On 09/25/2014 12:03 AM, Andrei Alexandrescu wrote:
On 9/24/14, 2:43 PM, Joakim wrote:
On Wednesday, 24 September 2014 at 19:38:37 UTC, bearophile wrote:
Joakim:
I wonder why they found Haskell to be so slow, I thought it was
compiled.
The first reason for the performance of programs is how much care the
programmer has to write a fast program, secondly how good the chosen
algorithms are, and only then at a third place there are language
implementations.
So Haskell programmers don't care about fast programs and don't know how
to choose good algorithms? ;)
Sadly that's only half of a joke.
...
Some (non-exhaustive!) basic evidence for the other half:
http://book.realworldhaskell.org/read/profiling-and-optimization.html
http://www.cs.cmu.edu/~rwh/theses/okasaki.pdf
Google for "Haskell tutorial", you'll get
http://www.haskell.org/haskellwiki/Tutorials at the top. First "best
place to start" leads to
http://www.seas.upenn.edu/~cis194/lectures/01-intro.html. On that page,
literally the first function defined is:
sumtorial :: Integer -> Integer
sumtorial 0 = 0
sumtorial n = n + sumtorial (n-1)
i.e. an linear-space way of doing summation.
sumtorial = foldl' (+) 0 . enumFromTo 0 :: Integer -> Integer
sumtorial n = n*(n+1) `div` 2 :: Integer
The next link, that wasn't considered, is
http://book.realworldhaskell.org/read/types-and-functions.html which
does a better job, by defining a function that is actually usable.
Just a bit below there's:
-- Compute the length of a list of Integers.

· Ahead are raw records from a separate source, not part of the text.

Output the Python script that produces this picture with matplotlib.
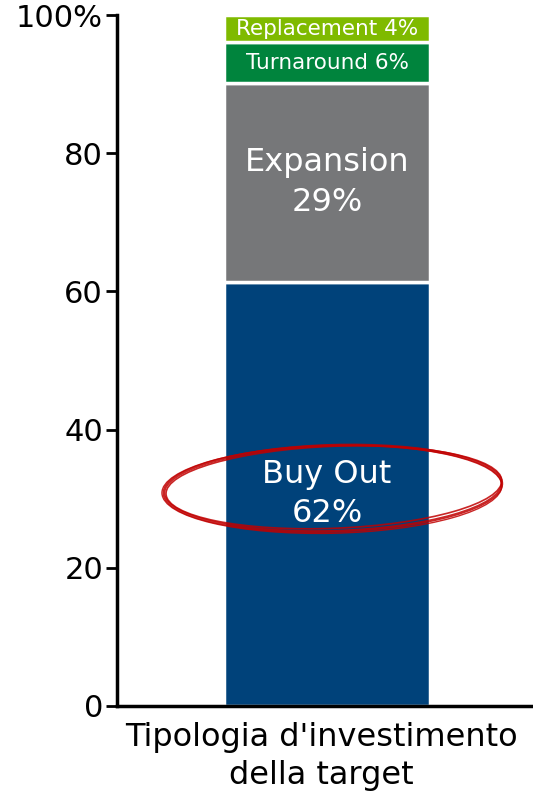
import matplotlib.pyplot as plt
from matplotlib.patches import Ellipse
from matplotlib.transforms import ScaledTranslation

plt.rcParams['font.family'] = ['DejaVu Sans']

# shares by investment type, bottom to top
categories = ['Buy Out', 'Expansion', 'Turnaround', 'Replacement']
shares = [62, 29, 6, 4]
colors = ['#00427A', '#767779', '#00843D', '#7FBA00']
yticks = [0, 20, 40, 60, 80, 100]
ytick_labels = ['0', '20', '40', '60', '80', '100%']
xlabel = "Tipologia d'investimento\ndella target"

total = sum(shares)
heights = [s / total * 100 for s in shares]  # rounded labels add up to 101

fig = plt.figure(figsize=(5.33, 7.94), dpi=100)
ax = fig.add_axes([0.2195, 0.111, 0.7805, 0.87])

bar_x = 0.505
bar_w = 0.495
bottom = 0
for cat, s, h, c in zip(categories, shares, heights, colors):
    ax.bar(bar_x, h, bottom=bottom, width=bar_w, color=c,
           edgecolor='white', linewidth=2.5, zorder=2)
    mid = bottom + h / 2
    if h > 20:
        ax.text(bar_x, mid, f'{cat}\n{s}%', ha='center', va='center',
                color='white', fontsize=23, linespacing=1.35, zorder=3)
    else:
        ax.text(bar_x, mid, f'{cat} {s}%', ha='center', va='center',
                color='white', fontsize=15.5, zorder=3)
    bottom += h

# hand drawn red ring round the Buy Out label (sizes in inches)
ring = fig.dpi_scale_trans + ScaledTranslation(0.519, 31.5, ax.transData)
for w, hgt, dx, dy, a, lw in [(3.38, 0.86, 0.0, 0.0, 1.7, 2.0),
                             (3.36, 0.82, 0.01, 0.01, 2.3, 1.2),
                             (3.40, 0.88, -0.01, -0.01, 1.3, 1.0)]:
    ax.add_patch(Ellipse((dx, dy), w, hgt, angle=a, transform=ring,
                         fill=False, edgecolor='#C00000', linewidth=lw,
                         alpha=0.85, zorder=4, clip_on=False))

ax.set_xlim(0, 1)
ax.set_ylim(0, 100)
ax.set_yticks(yticks)
ax.set_yticklabels(ytick_labels)
ax.set_xticks([])
ax.set_xlabel(xlabel, fontsize=23, linespacing=1.3)
ax.xaxis.set_label_coords(0.492, -0.023, transform=ax.transAxes)
ax.xaxis.label.set_va('top')

ax.tick_params(axis='y', labelsize=22, length=8, width=2, pad=2)
for side in ['top', 'right']:
    ax.spines[side].set_visible(False)
ax.spines['left'].set_linewidth(2.5)
ax.spines['bottom'].set_linewidth(2.5)

fig.savefig('out.png', dpi=100)
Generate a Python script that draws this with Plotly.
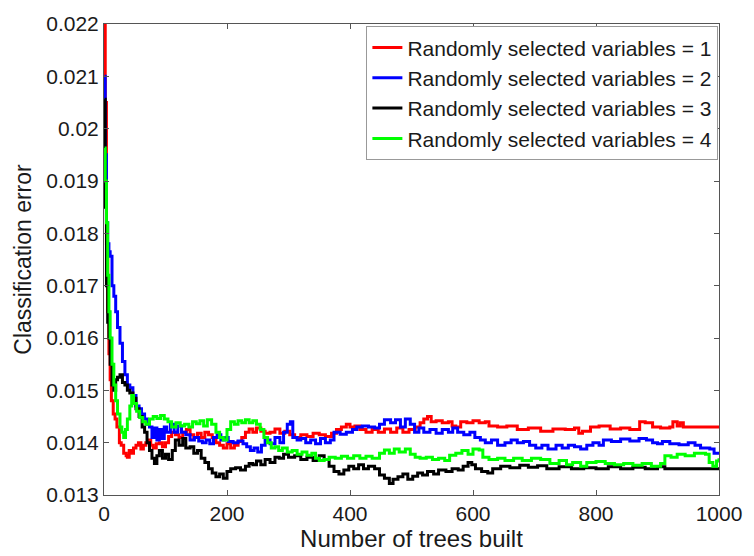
import plotly.graph_objects as go

# ---------------- data ----------------
red_x = [1, 2, 4, 6, 8, 10, 12, 15, 18, 21, 25, 28, 32, 36, 38, 41, 44, 48, 52, 56, 60, 64, 68, 72, 76, 80, 85, 90, 95, 100,
         105, 110, 116, 122, 128, 134, 140, 146, 152, 158, 164, 170, 176, 182, 188, 194, 200, 206, 212, 218, 224, 230, 236, 242,
         248, 255, 262, 270, 278, 286, 294, 302, 310, 320, 330, 340, 350, 360, 370, 378, 386, 394, 400, 408, 416, 426, 436, 446,
         456, 466, 476, 486, 496, 506, 514, 520, 526, 532, 540, 550, 560, 566, 572, 580, 590, 600, 610, 620, 626, 640, 655, 672,
         690, 710, 730, 750, 765, 772, 778, 791, 805, 823, 840, 855, 871, 880, 892, 905, 920, 925, 932, 937, 942, 1000]
red_y = [0.0220, 0.0205, 0.0178, 0.0165, 0.0157, 0.0152, 0.0148, 0.01455, 0.01445, 0.0143, 0.0140, 0.01395, 0.0138, 0.01375,
         0.01372, 0.01385, 0.0138, 0.0139, 0.01395, 0.0140, 0.01388, 0.01395, 0.0140, 0.01405, 0.01395, 0.0139, 0.01398, 0.0140,
         0.01392, 0.0140, 0.01412, 0.0142, 0.01415, 0.0141, 0.0142, 0.01425, 0.01415, 0.0141, 0.01418, 0.0141, 0.0142, 0.01415,
         0.0141, 0.0140, 0.01395, 0.0139, 0.01398, 0.0139, 0.01395, 0.01402, 0.0141, 0.0142, 0.01426, 0.0142, 0.01428, 0.01422,
         0.01418, 0.0142, 0.01426, 0.01418, 0.01422, 0.01415, 0.0141, 0.01415, 0.01412, 0.01418, 0.01415, 0.01412, 0.01418,
         0.01425, 0.0143, 0.01435, 0.0143, 0.01432, 0.01425, 0.0142, 0.01425, 0.0142, 0.01426, 0.0142, 0.01428, 0.0142, 0.01425,
         0.0143, 0.01438, 0.01445, 0.0145, 0.0144, 0.01442, 0.01438, 0.0144, 0.01432, 0.0143, 0.0144, 0.01438, 0.01442, 0.01438,
         0.0144, 0.01432, 0.0143, 0.01432, 0.01425, 0.01428, 0.01422, 0.01426, 0.01425, 0.01428, 0.01418, 0.01422, 0.0143,
         0.01432, 0.01426, 0.01428, 0.01425, 0.0144, 0.01438, 0.0143, 0.01428, 0.0143, 0.0144, 0.01432, 0.01438, 0.0143, 0.0143]

blue_x = [1, 2, 4, 6, 8, 10, 13, 16, 19, 22, 26, 30, 34, 38, 42, 47, 52, 57, 61, 66, 70, 74, 78, 82, 86, 90, 94, 98, 102,
          108, 114, 120, 126, 133, 140, 147, 154, 160, 166, 172, 178, 184, 190, 196, 202, 210, 218, 226, 232, 238, 244, 250,
          256, 262, 270, 278, 286, 292, 298, 303, 307, 314, 320, 328, 336, 344, 352, 360, 368, 374, 384, 394, 404, 411, 420,
          430, 440, 448, 456, 466, 474, 482, 490, 498, 505, 512, 520, 530, 540, 550, 560, 567, 575, 585, 595, 603, 612, 620,
          630, 640, 652, 662, 672, 682, 692, 702, 712, 722, 735, 745, 755, 765, 775, 785, 795, 805, 812, 825, 840, 855, 870,
          882, 892, 900, 908, 920, 935, 950, 961, 970, 985, 992, 1000]
blue_y = [0.0210, 0.0195, 0.0182, 0.0178, 0.01765, 0.01756, 0.0170, 0.0168, 0.0165, 0.0162, 0.0159, 0.01555, 0.0153, 0.0151,
          0.01505, 0.0149, 0.0147, 0.01465, 0.01455, 0.01445, 0.01435, 0.0143, 0.0141, 0.01428, 0.01405, 0.01425, 0.01408,
          0.0143, 0.0142, 0.01435, 0.0142, 0.01432, 0.0142, 0.01415, 0.01405, 0.0141, 0.01403, 0.0140, 0.01405, 0.01398, 0.0141,
          0.01415, 0.01405, 0.0141, 0.01402, 0.0140, 0.01403, 0.01398, 0.01392, 0.01385, 0.0139, 0.01382, 0.01395, 0.01405,
          0.01398, 0.0141, 0.0140, 0.0142, 0.01435, 0.0144, 0.0141, 0.01405, 0.01408, 0.0140, 0.01405, 0.01398, 0.01408, 0.0140,
          0.01405, 0.0142, 0.01416, 0.0142, 0.01425, 0.0143, 0.01432, 0.0143, 0.01428, 0.01435, 0.01444, 0.01438, 0.01444,
          0.0143, 0.01445, 0.01435, 0.0142, 0.01428, 0.0142, 0.01425, 0.01418, 0.01425, 0.0142, 0.01428, 0.0142, 0.01415,
          0.0142, 0.0141, 0.01405, 0.0140, 0.01405, 0.01395, 0.0140, 0.01405, 0.0140, 0.01402, 0.01395, 0.0139, 0.01395,
          0.01388, 0.01395, 0.0139, 0.01395, 0.01392, 0.01388, 0.01395, 0.0140, 0.01395, 0.01405, 0.01402, 0.01407, 0.01403,
          0.01408, 0.01405, 0.0140, 0.01398, 0.01402, 0.01398, 0.01396, 0.0140, 0.01395, 0.0139, 0.01388, 0.0138, 0.01378]

black_x = [1, 2, 4, 6, 8, 10, 13, 16, 19, 22, 26, 30, 34, 38, 42, 47, 52, 57, 62, 66, 70, 74, 78, 82, 86, 90, 95, 100, 105,
           111, 116, 122, 128, 133, 140, 146, 152, 158, 164, 170, 176, 182, 188, 194, 200, 206, 214, 222, 230, 236, 242, 248,
           255, 262, 270, 278, 285, 292, 300, 310, 320, 330, 340, 350, 358, 366, 374, 382, 390, 398, 406, 414, 422, 430, 440,
           448, 456, 464, 470, 478, 486, 494, 502, 510, 518, 526, 536, 544, 556, 566, 576, 584, 592, 598, 604, 614, 624, 632,
           645, 660, 676, 690, 705, 720, 740, 760, 780, 800, 820, 840, 860, 880, 900, 912, 1000]
black_y = [0.02056, 0.0185, 0.0170, 0.0163, 0.0160, 0.0155, 0.0151, 0.0150, 0.0152, 0.01525, 0.0153, 0.01515, 0.0151, 0.0150,
           0.01495, 0.01485, 0.01465, 0.0145, 0.0143, 0.0142, 0.0140, 0.01385, 0.0137, 0.0136, 0.01375, 0.01385, 0.0137,
           0.01378, 0.01368, 0.01385, 0.01405, 0.01395, 0.01408, 0.0139, 0.01392, 0.0138, 0.01385, 0.0137, 0.01362, 0.0135,
           0.01342, 0.01335, 0.0134, 0.01332, 0.01345, 0.0135, 0.01352, 0.01348, 0.01355, 0.0136, 0.01358, 0.01365, 0.01358,
           0.01368, 0.01362, 0.01372, 0.0137, 0.01378, 0.01372, 0.01375, 0.01368, 0.01372, 0.01366, 0.01375, 0.01368, 0.01355,
           0.01345, 0.0134, 0.01348, 0.01355, 0.0135, 0.01358, 0.0135, 0.01355, 0.0135, 0.01338, 0.01332, 0.01322, 0.0133,
           0.01335, 0.0134, 0.0133, 0.01336, 0.01342, 0.01338, 0.01345, 0.0134, 0.01348, 0.01345, 0.0135, 0.01348, 0.01355,
           0.01362, 0.01358, 0.0135, 0.01345, 0.01342, 0.0135, 0.01355, 0.01352, 0.01357, 0.01353, 0.01356, 0.0135, 0.01354,
           0.0135, 0.01352, 0.0135, 0.01354, 0.0135, 0.01353, 0.0135, 0.01354, 0.0135, 0.0135]

green_x = [1, 2, 4, 6, 8, 10, 13, 16, 19, 22, 26, 29, 32, 35, 38, 42, 45, 48, 53, 58, 63, 68, 74, 80, 86, 92, 98, 104, 110,
           117, 124, 131, 138, 144, 150, 156, 162, 168, 175, 182, 188, 194, 200, 206, 212, 218, 224, 230, 236, 242, 248, 254,
           260, 266, 272, 278, 284, 290, 298, 306, 314, 322, 330, 338, 344, 350, 358, 366, 376, 386, 396, 406, 416, 426, 436,
           448, 456, 464, 472, 480, 490, 498, 506, 514, 524, 534, 544, 554, 562, 572, 582, 592, 600, 610, 616, 626, 640, 652,
           666, 680, 695, 710, 725, 740, 752, 762, 775, 785, 800, 815, 830, 845, 860, 875, 890, 905, 912, 922, 932, 945, 960,
           978, 984, 990, 996, 1000]
green_y = [0.01963, 0.0190, 0.0182, 0.0172, 0.0165, 0.0160, 0.0155, 0.0151, 0.0148, 0.01455, 0.0143, 0.0142, 0.0141, 0.01425,
           0.01445, 0.0147, 0.0149, 0.01475, 0.0146, 0.01448, 0.0144, 0.01435, 0.01445, 0.0145, 0.01446, 0.01452, 0.01445,
           0.0144, 0.0143, 0.01438, 0.01432, 0.01435, 0.0143, 0.0144, 0.01436, 0.01442, 0.01432, 0.01444, 0.01435, 0.0142,
           0.0141, 0.01405, 0.01425, 0.0144, 0.01435, 0.01442, 0.01438, 0.01444, 0.01438, 0.01442, 0.01435, 0.01425, 0.0141,
           0.0140, 0.0139, 0.01392, 0.01385, 0.0139, 0.01382, 0.01385, 0.01378, 0.01382, 0.01376, 0.0138, 0.0137, 0.01366,
           0.01368, 0.01372, 0.0137, 0.01374, 0.0137, 0.01375, 0.0137, 0.01374, 0.0137, 0.0138, 0.01386, 0.0138, 0.01388,
           0.01382, 0.01388, 0.01378, 0.01372, 0.0137, 0.01372, 0.01368, 0.0137, 0.01366, 0.01376, 0.0138, 0.01385, 0.01378,
           0.01388, 0.01386, 0.01372, 0.01368, 0.0137, 0.01366, 0.0137, 0.01366, 0.0137, 0.01368, 0.0136, 0.01366, 0.01358,
           0.01362, 0.01355, 0.01362, 0.01364, 0.0136, 0.01358, 0.0136, 0.01357, 0.0136, 0.01355, 0.0136, 0.01375, 0.01372,
           0.01378, 0.01375, 0.0138, 0.01378, 0.01362, 0.01355, 0.01365, 0.0137]

series_names = ["Randomly selected variables = 1", "Randomly selected variables = 2",
                "Randomly selected variables = 3", "Randomly selected variables = 4"]
series_colors = ["#ff0000", "#0000ff", "#000000", "#00ff00"]
x_ticks = [0, 200, 400, 600, 800, 1000]
y_ticks = [0.013, 0.014, 0.015, 0.016, 0.017, 0.018, 0.019, 0.020, 0.021, 0.022]
y_tick_text = ["0.013", "0.014", "0.015", "0.016", "0.017", "0.018", "0.019", "0.02", "0.021", "0.022"]

# ---------------- figure ----------------
FONT = "Liberation Sans, Arial, sans-serif"
fig = go.Figure()
for xs, ys, name, col in zip([red_x, blue_x, black_x, green_x], [red_y, blue_y, black_y, green_y],
                             series_names, series_colors):
    fig.add_trace(go.Scatter(x=xs, y=ys, mode="lines", name=name,
                             line=dict(color=col, width=3, shape="hv")))

axis_common = dict(showline=True, linecolor="#555555", linewidth=1, mirror="allticks",
                   ticks="inside", ticklen=5, tickcolor="#555555", showgrid=False, zeroline=False,
                   tickfont=dict(family=FONT, size=21, color="#1a1a1a"))

fig.update_layout(
    width=754, height=556,
    margin=dict(l=104, r=27, t=20, b=54),
    paper_bgcolor="white", plot_bgcolor="white",
    font=dict(family=FONT, color="#1a1a1a"),
    xaxis=dict(range=[0, 1000], tickvals=x_ticks,
               title=dict(text="Number of trees built", font=dict(family=FONT, size=24), standoff=2),
               **axis_common),
    yaxis=dict(range=[0.013, 0.022], tickvals=y_ticks, ticktext=y_tick_text,
               title=dict(text="Classification error", font=dict(family=FONT, size=23), standoff=8),
               **axis_common),
    legend=dict(x=0.999, y=0.995, xanchor="right", yanchor="top",
                bgcolor="white", bordercolor="#999999", borderwidth=1,
                font=dict(family=FONT, size=21, color="#1a1a1a"),
                tracegroupgap=0, itemwidth=30),
    showlegend=True,
)

fig.write_html("out.html")
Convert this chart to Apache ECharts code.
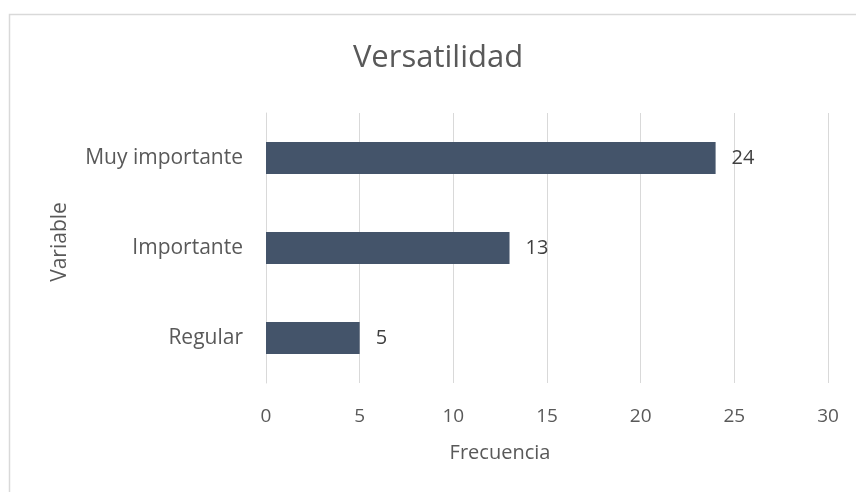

intListLength :: [Integer] -> Integer
intListLength [] = 0
intListLength (x:xs) = 1 + intListLength xs
i.e. an linear-space way of computing length. These are functions that
are computationally bankrupt, we're not talking small constant fish here.
...
Note that GHC has a history of transforming certain O(1) space
computations to Ω(N) space computations with certain optimizations
enabled. The relative overhead will decrease in such cases. :o)
But the other direction is allowed. I.e. it is not actually a given that
those examples will use linear space. (IIRC they will in practice.)
Well maybe that's not a very good tutorial. Let's move on to the second
recommended reading, the famous "Learn You a Haskell for Great Good!"
Sure that's going to be awesome. The first nontrivial function the
tutorial ever defines from first principles at
http://learnyouahaskell.com/syntax-in-functions#pattern-matching is...
factorial :: (Integral a) => a -> a
factorial 0 = 1
factorial n = n * factorial (n - 1)
... again, a gratuitously linear-space function.
Someone should do hard time for this.
...
To be fair, a "real" factorial uses Ω(n log n) space anyway.